I had some trouble sleeping last night– no, not because I don’t know if I’m a mystery writer or what– and my mind got to cranking away. Not only did I figure out how to get my heroine to disable her would be killer with a refrigerator door, but I thought up a wonderful little sci fi plot.

Yeah. I write sci fi sometimes. I have even dabbled in horror and, just to prove I could write it and not blush, a little bit of smut. It was sci fi smut, by the way, and was an indulgence of my lust for Brent Spiner. But that’s another blog.

I belong to several writers’ groups, on which we prattle on and on about marketing, craft, yada yada. So I asked today: Does dabbling in multiple genres make you a stronger writer or just prove you have ADHD? The answer? Yes.

It’s always good to stretch your literary muscles, it was decided, but marketing might be interesting. It’s good that you can write to several markets, but when your sci fi fans are clamoring for another book, what will you tell your chick lit fans who are equally impatient. I’m following my bliss?

But that’s not my current problem. My current problem is finishing one mystery, polishing a partial on my last chick lit… uh… romantic comedy, and getting something freaking sold!
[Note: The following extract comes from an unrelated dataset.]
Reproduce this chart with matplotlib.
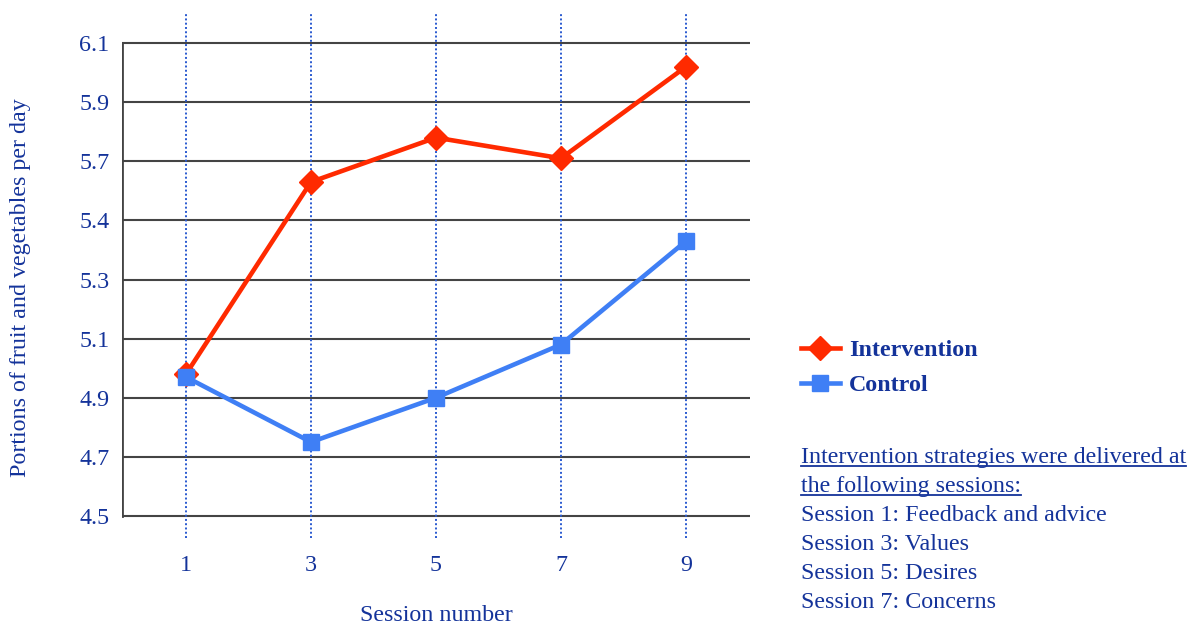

I’ll worry about marketing when I have someone who actually wants to market anything I write.

And in the mean time, I’ll keep writing my mystery. It makes my mother happy. This is the first manuscript of mine she actually wants to read. She would be completely and utterly devastated if she knew someone on-line had called me a romance novelist. It would be tantamount to calling me a leper in her opinion. But a mystery writer, that carries some clout. As if. Trust me, Ma, I wish.

So what do I call myself? I’m a mom, a wife, and yes, a writer. I write a lot of stuff. Including and, much to your misfortune, this blog when I get to it. So that’s good enough for now. Later on, I’ll let the market decide.